■ The task ■
For this exercise, output only the lines between the "Write the Apache ECharts code for this chart." line and the "const currentRangeA = [-80, 120];" line, both of them included, and skip all pictures.

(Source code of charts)
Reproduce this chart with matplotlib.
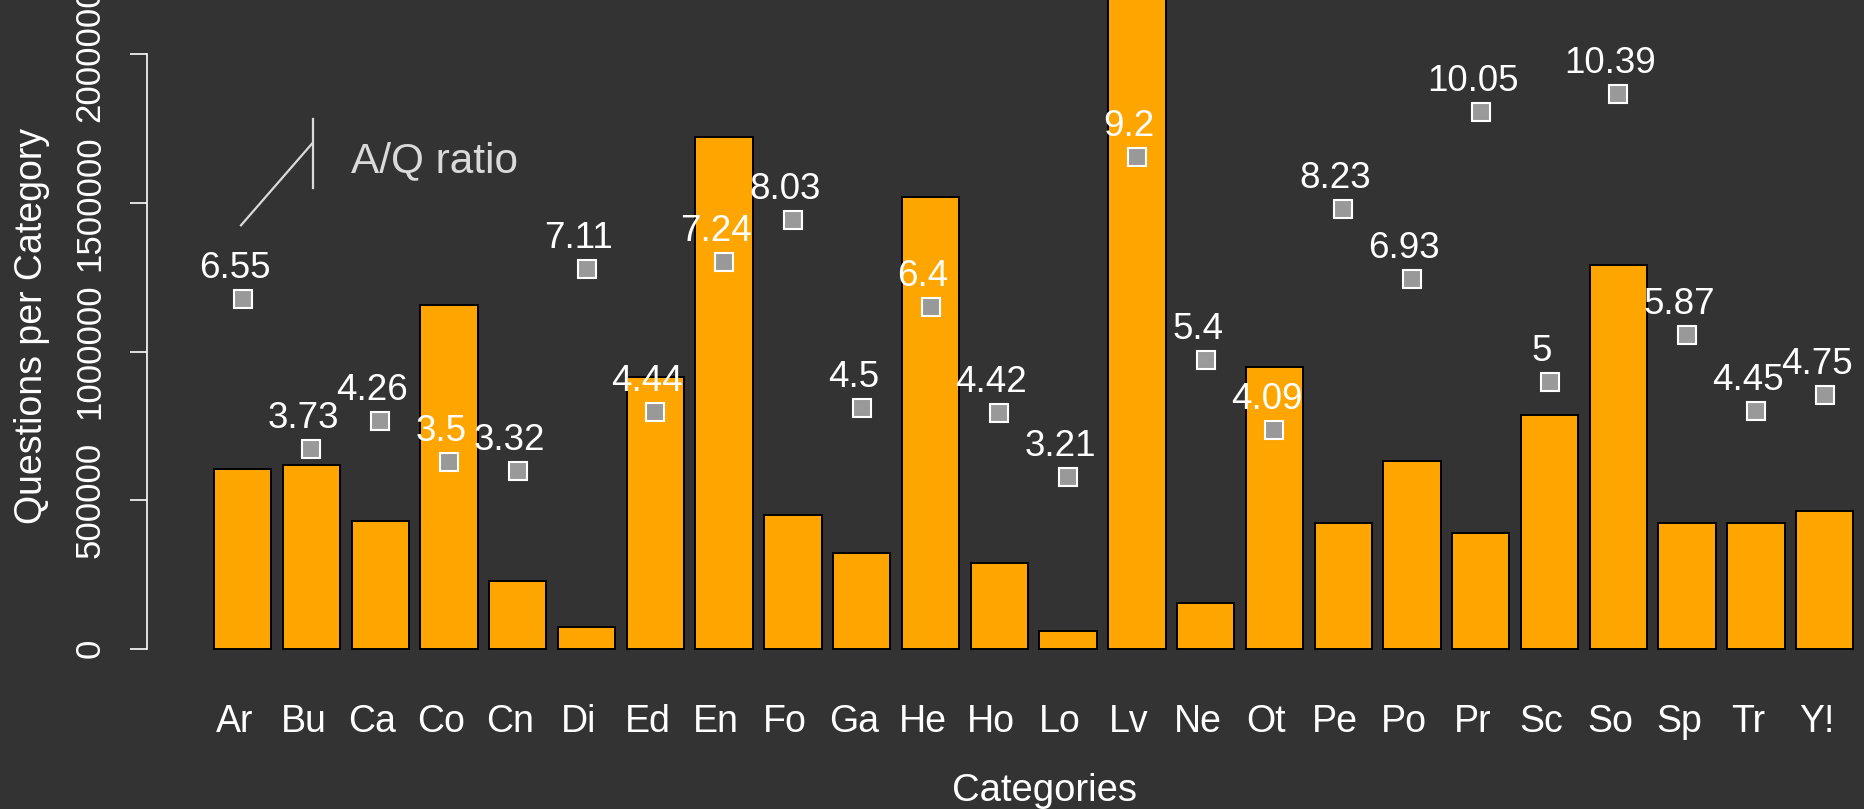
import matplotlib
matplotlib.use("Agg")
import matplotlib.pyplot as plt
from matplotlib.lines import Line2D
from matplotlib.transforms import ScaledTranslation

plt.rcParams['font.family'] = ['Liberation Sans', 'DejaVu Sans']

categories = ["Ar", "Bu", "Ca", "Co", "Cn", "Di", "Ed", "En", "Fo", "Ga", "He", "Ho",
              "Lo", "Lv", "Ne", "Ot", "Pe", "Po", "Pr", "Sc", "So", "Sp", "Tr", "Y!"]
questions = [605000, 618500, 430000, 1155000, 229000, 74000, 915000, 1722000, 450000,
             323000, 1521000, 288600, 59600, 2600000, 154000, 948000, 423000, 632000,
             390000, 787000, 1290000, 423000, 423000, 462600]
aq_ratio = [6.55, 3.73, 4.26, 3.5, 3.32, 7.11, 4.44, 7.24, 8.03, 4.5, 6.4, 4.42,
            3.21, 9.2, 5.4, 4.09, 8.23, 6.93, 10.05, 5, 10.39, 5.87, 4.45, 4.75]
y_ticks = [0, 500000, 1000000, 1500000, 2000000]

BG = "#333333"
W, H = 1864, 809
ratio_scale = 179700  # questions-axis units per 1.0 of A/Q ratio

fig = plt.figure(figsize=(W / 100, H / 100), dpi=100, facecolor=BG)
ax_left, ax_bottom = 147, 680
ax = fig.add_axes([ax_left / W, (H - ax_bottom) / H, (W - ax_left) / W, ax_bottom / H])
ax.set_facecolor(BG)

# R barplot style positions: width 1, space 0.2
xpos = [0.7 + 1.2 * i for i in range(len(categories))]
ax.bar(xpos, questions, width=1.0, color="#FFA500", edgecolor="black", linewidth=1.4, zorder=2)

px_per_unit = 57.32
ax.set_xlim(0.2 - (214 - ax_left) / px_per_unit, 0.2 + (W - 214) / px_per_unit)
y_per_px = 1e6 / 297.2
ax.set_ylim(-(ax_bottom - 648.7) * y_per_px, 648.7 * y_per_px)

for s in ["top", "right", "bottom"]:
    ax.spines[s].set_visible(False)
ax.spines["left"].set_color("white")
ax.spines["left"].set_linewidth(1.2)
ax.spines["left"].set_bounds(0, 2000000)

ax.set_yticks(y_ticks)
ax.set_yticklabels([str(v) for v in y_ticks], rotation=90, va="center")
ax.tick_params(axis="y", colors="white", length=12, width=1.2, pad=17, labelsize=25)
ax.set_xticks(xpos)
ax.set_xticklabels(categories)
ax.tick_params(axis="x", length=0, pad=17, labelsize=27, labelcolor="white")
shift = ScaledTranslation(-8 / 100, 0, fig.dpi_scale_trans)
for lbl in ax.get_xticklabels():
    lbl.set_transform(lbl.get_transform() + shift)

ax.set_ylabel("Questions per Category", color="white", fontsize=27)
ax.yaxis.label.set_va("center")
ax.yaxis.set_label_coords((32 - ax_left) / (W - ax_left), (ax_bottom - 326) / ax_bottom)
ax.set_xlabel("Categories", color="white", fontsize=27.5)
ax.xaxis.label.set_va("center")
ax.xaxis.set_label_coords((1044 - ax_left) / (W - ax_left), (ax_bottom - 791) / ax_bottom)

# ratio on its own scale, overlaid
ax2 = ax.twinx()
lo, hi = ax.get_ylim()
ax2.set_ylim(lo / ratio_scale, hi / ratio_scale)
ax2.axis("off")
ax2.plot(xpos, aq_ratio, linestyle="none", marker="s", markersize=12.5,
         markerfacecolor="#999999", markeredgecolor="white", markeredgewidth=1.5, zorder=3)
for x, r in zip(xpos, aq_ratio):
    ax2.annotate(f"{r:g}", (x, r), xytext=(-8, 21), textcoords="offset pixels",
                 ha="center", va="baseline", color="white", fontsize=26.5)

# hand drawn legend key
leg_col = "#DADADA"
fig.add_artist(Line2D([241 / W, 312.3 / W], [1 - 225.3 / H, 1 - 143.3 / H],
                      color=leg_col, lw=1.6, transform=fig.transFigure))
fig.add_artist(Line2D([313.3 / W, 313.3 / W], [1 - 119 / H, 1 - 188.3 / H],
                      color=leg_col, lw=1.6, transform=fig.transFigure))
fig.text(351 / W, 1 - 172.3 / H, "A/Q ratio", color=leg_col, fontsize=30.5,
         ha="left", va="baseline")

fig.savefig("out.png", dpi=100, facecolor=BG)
...
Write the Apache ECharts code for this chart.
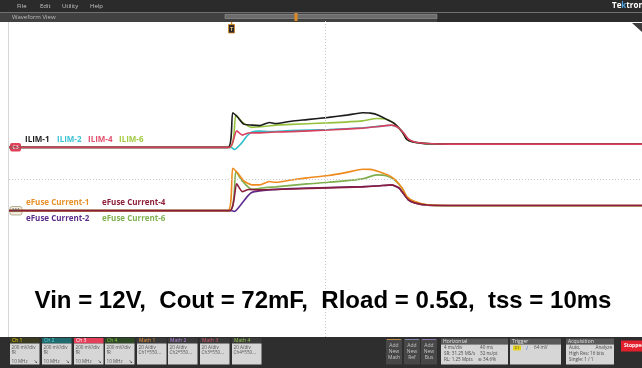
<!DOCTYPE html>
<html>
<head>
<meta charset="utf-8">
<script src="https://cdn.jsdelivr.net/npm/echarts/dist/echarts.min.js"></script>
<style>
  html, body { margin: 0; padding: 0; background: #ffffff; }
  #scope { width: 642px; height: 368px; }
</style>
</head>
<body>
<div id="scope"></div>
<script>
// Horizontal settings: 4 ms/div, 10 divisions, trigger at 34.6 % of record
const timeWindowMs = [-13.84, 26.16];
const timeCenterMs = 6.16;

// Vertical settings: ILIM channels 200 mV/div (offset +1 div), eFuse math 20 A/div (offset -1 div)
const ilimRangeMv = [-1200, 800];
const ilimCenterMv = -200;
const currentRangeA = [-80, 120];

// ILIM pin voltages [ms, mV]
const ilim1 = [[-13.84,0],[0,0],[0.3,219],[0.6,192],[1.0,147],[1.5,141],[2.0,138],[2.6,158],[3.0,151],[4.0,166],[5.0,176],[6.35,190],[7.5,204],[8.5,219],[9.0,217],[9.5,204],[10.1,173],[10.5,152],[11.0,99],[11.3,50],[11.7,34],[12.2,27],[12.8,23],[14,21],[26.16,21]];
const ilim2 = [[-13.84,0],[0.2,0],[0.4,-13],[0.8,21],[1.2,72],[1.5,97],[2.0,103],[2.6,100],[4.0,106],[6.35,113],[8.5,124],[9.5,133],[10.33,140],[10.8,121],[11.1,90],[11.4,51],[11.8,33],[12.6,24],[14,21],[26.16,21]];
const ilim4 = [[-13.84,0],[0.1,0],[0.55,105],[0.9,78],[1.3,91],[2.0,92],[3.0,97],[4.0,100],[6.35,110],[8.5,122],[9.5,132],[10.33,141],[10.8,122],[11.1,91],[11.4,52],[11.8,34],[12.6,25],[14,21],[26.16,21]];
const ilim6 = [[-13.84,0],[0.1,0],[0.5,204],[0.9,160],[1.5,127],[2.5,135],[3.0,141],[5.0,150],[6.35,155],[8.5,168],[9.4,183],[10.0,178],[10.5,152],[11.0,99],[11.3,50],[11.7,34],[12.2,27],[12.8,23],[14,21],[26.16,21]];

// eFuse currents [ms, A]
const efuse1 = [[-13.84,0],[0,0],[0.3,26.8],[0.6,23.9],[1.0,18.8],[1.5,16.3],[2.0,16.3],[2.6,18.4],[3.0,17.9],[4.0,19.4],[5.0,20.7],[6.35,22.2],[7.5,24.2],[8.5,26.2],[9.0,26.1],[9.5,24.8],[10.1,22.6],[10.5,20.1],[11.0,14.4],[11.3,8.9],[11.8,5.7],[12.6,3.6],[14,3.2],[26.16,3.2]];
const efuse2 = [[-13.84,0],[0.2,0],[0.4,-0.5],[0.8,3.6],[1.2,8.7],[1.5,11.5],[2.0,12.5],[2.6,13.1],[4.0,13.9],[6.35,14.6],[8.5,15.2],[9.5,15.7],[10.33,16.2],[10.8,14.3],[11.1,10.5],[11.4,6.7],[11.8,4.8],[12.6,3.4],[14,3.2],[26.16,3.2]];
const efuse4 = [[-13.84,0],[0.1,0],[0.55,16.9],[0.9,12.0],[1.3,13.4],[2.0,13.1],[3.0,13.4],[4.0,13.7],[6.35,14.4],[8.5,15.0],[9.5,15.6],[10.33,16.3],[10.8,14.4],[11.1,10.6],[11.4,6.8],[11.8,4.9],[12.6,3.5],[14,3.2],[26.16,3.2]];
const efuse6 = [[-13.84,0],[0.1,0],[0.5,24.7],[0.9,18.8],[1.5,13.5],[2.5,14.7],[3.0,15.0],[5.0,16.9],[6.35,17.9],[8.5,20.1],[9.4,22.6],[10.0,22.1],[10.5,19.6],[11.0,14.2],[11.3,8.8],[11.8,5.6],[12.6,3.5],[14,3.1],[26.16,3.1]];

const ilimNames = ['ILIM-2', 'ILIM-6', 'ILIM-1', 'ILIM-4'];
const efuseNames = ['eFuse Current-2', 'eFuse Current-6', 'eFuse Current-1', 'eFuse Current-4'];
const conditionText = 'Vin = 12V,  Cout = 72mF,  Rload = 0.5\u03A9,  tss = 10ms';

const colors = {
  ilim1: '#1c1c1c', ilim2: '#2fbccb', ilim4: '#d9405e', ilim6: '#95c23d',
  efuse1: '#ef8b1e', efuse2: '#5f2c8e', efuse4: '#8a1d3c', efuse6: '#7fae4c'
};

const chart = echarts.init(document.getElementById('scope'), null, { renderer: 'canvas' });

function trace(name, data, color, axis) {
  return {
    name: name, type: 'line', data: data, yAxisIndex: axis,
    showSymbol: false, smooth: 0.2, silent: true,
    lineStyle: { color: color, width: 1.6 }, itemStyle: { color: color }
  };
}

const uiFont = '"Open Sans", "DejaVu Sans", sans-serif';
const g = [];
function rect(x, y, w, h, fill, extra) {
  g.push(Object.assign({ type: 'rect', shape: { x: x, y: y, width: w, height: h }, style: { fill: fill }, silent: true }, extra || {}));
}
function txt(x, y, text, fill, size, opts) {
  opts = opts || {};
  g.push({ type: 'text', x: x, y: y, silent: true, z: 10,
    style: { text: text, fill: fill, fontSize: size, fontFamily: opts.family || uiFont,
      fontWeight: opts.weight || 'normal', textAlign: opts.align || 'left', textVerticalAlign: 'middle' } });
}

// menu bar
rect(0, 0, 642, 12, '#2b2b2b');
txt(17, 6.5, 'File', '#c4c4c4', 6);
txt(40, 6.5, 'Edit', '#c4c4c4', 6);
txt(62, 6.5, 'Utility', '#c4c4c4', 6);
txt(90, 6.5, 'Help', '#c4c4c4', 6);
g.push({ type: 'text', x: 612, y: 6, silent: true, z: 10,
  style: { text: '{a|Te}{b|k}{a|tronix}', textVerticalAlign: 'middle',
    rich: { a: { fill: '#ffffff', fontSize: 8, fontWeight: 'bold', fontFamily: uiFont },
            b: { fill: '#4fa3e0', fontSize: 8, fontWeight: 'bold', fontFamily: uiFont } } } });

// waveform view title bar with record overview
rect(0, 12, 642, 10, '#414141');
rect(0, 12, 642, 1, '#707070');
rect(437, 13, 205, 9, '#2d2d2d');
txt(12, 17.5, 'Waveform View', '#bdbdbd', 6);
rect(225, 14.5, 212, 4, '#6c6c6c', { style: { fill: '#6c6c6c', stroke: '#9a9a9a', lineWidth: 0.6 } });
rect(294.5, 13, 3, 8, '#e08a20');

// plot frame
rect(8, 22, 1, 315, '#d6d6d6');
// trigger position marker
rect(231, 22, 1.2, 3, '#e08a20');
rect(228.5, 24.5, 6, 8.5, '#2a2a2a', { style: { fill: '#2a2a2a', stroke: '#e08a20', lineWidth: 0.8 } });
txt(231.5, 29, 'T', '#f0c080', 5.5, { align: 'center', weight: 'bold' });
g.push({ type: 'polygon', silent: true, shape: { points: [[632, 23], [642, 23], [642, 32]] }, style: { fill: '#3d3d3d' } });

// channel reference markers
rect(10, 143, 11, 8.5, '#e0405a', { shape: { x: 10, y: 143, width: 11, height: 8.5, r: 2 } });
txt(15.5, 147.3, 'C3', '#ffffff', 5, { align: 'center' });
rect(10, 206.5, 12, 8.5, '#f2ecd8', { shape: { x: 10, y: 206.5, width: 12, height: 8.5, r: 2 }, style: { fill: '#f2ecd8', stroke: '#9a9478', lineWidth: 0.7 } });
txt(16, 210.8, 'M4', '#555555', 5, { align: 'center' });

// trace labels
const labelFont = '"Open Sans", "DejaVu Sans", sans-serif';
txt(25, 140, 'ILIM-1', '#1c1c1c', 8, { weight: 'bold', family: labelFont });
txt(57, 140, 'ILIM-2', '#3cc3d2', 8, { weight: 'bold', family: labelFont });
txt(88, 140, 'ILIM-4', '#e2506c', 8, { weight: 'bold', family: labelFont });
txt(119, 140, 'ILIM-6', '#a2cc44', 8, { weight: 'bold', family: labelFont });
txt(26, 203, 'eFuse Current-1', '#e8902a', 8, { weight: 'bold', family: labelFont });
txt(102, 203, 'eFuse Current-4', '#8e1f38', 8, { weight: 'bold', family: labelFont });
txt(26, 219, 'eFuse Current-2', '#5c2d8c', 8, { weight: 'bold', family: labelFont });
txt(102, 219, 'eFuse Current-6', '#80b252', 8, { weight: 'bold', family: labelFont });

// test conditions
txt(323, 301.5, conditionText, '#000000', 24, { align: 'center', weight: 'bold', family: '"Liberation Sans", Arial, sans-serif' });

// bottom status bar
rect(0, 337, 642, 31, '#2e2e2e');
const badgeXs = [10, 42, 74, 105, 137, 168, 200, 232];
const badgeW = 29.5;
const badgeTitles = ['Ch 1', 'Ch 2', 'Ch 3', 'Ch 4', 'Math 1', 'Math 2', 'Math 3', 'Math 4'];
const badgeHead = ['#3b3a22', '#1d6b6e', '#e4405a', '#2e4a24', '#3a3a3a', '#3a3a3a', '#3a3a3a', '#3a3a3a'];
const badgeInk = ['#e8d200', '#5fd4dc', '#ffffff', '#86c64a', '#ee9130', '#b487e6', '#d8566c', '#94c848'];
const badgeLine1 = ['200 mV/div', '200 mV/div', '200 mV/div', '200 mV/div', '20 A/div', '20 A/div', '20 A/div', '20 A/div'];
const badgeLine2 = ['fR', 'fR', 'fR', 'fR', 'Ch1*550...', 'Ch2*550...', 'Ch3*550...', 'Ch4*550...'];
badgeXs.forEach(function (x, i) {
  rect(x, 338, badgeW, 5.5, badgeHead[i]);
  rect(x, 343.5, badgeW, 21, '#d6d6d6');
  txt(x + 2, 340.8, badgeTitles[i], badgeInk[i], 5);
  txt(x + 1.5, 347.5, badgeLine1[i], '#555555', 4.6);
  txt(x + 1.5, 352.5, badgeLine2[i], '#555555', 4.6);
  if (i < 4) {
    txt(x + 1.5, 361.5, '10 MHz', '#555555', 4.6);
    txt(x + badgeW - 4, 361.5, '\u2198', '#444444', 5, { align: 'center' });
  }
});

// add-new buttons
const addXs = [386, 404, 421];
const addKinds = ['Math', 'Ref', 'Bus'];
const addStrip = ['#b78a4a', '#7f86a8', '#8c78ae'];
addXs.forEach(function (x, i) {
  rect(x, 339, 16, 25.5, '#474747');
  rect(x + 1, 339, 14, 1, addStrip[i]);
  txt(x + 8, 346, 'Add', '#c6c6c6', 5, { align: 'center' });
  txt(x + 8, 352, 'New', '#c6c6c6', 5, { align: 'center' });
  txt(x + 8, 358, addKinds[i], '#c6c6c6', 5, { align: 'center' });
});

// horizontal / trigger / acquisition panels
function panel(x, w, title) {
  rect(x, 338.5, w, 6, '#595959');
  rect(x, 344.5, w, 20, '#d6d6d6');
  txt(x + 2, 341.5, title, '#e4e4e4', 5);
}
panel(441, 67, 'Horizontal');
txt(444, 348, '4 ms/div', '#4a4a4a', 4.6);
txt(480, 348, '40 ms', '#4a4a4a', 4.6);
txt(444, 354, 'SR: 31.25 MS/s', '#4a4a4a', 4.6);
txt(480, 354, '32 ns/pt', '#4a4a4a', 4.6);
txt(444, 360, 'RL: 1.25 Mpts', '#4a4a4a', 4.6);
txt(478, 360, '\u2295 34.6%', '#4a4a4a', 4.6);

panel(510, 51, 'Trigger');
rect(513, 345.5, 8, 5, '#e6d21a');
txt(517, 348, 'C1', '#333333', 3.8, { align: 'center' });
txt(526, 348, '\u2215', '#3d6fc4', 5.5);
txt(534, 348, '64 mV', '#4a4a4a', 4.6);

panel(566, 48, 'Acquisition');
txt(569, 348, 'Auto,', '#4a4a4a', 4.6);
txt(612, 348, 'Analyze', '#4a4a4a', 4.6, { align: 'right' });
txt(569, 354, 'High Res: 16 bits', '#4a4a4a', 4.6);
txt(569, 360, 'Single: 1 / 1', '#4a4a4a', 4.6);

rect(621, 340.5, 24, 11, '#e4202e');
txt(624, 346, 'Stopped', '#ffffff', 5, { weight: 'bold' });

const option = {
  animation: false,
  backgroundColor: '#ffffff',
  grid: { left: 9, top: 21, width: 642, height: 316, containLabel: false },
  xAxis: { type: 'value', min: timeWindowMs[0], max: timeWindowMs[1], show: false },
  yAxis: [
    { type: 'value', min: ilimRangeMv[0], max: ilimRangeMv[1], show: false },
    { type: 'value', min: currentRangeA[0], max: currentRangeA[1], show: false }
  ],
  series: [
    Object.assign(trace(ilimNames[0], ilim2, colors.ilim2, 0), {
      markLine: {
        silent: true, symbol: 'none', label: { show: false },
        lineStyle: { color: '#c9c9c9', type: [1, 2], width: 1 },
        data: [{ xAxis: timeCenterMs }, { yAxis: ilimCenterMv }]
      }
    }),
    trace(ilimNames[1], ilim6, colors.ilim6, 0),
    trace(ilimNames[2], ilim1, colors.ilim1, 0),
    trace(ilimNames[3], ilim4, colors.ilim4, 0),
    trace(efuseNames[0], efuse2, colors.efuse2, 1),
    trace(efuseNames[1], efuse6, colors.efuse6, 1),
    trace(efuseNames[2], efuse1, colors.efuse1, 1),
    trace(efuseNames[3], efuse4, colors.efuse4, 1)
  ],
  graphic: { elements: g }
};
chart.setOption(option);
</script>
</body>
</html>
==
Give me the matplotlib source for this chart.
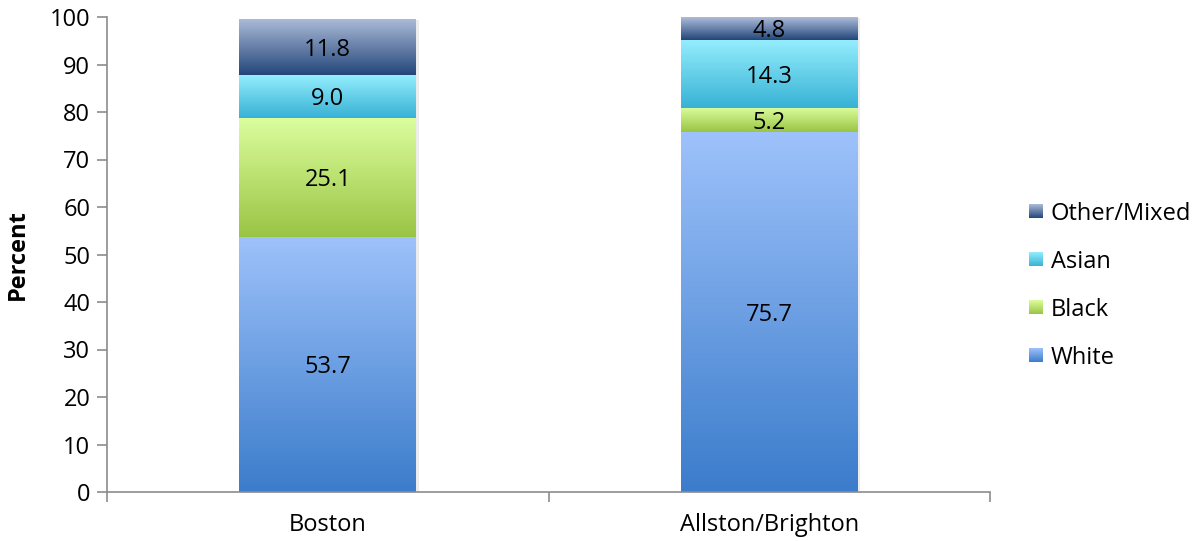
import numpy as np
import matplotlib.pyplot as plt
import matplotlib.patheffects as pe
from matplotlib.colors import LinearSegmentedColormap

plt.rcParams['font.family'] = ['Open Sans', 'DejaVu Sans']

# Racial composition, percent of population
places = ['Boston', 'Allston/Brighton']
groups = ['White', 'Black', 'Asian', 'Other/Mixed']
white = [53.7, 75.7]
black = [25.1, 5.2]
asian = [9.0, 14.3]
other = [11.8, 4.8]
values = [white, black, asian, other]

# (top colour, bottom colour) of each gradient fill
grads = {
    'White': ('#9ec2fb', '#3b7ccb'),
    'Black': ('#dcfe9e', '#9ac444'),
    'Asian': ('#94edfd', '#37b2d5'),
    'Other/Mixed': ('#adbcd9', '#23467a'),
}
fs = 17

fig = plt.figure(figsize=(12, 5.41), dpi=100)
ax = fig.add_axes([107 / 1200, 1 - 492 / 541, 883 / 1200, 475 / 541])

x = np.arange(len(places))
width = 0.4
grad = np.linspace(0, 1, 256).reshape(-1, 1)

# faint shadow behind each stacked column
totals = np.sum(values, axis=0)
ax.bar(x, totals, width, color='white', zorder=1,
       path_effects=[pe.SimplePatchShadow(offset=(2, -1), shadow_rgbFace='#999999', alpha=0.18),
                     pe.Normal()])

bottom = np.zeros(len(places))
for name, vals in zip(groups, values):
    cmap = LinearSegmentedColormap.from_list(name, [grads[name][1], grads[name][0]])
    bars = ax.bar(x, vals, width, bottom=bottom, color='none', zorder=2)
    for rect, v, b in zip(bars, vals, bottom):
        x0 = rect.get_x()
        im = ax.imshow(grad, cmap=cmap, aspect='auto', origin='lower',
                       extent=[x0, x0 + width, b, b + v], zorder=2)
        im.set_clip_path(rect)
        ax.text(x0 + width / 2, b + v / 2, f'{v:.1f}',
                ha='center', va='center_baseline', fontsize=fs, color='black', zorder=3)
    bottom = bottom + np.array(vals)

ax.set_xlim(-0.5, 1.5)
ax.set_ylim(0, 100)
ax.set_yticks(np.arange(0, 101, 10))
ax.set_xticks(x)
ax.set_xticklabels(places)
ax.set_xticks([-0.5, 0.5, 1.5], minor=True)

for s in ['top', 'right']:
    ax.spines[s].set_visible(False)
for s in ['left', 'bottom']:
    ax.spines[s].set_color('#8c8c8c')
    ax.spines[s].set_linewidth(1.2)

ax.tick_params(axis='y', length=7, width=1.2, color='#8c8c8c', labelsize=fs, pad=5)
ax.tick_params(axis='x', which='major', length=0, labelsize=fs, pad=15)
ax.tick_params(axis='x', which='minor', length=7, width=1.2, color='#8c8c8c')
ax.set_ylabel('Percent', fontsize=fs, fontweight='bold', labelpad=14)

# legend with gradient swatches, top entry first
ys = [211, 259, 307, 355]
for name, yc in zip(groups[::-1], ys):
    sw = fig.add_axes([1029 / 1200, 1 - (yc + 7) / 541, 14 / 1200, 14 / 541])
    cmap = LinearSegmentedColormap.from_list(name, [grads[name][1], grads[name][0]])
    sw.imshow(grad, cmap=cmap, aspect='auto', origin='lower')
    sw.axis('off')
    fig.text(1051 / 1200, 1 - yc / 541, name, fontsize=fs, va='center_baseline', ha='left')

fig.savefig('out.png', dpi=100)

■ Reply to the task ■
Write the Apache ECharts code for this chart.
<!DOCTYPE html>
<html>
<head>
<meta charset="utf-8">
<script src="https://cdn.jsdelivr.net/npm/echarts/dist/echarts.min.js"></script>
<style>
  html, body { margin: 0; padding: 0; background: #ffffff; }
  #scope { width: 642px; height: 368px; }
</style>
</head>
<body>
<div id="scope"></div>
<script>
// Horizontal settings: 4 ms/div, 10 divisions, trigger at 34.6 % of record
const timeWindowMs = [-13.84, 26.16];
const timeCenterMs = 6.16;

// Vertical settings: ILIM channels 200 mV/div (offset +1 div), eFuse math 20 A/div (offset -1 div)
const ilimRangeMv = [-1200, 800];
const ilimCenterMv = -200;
const currentRangeA = [-80, 120];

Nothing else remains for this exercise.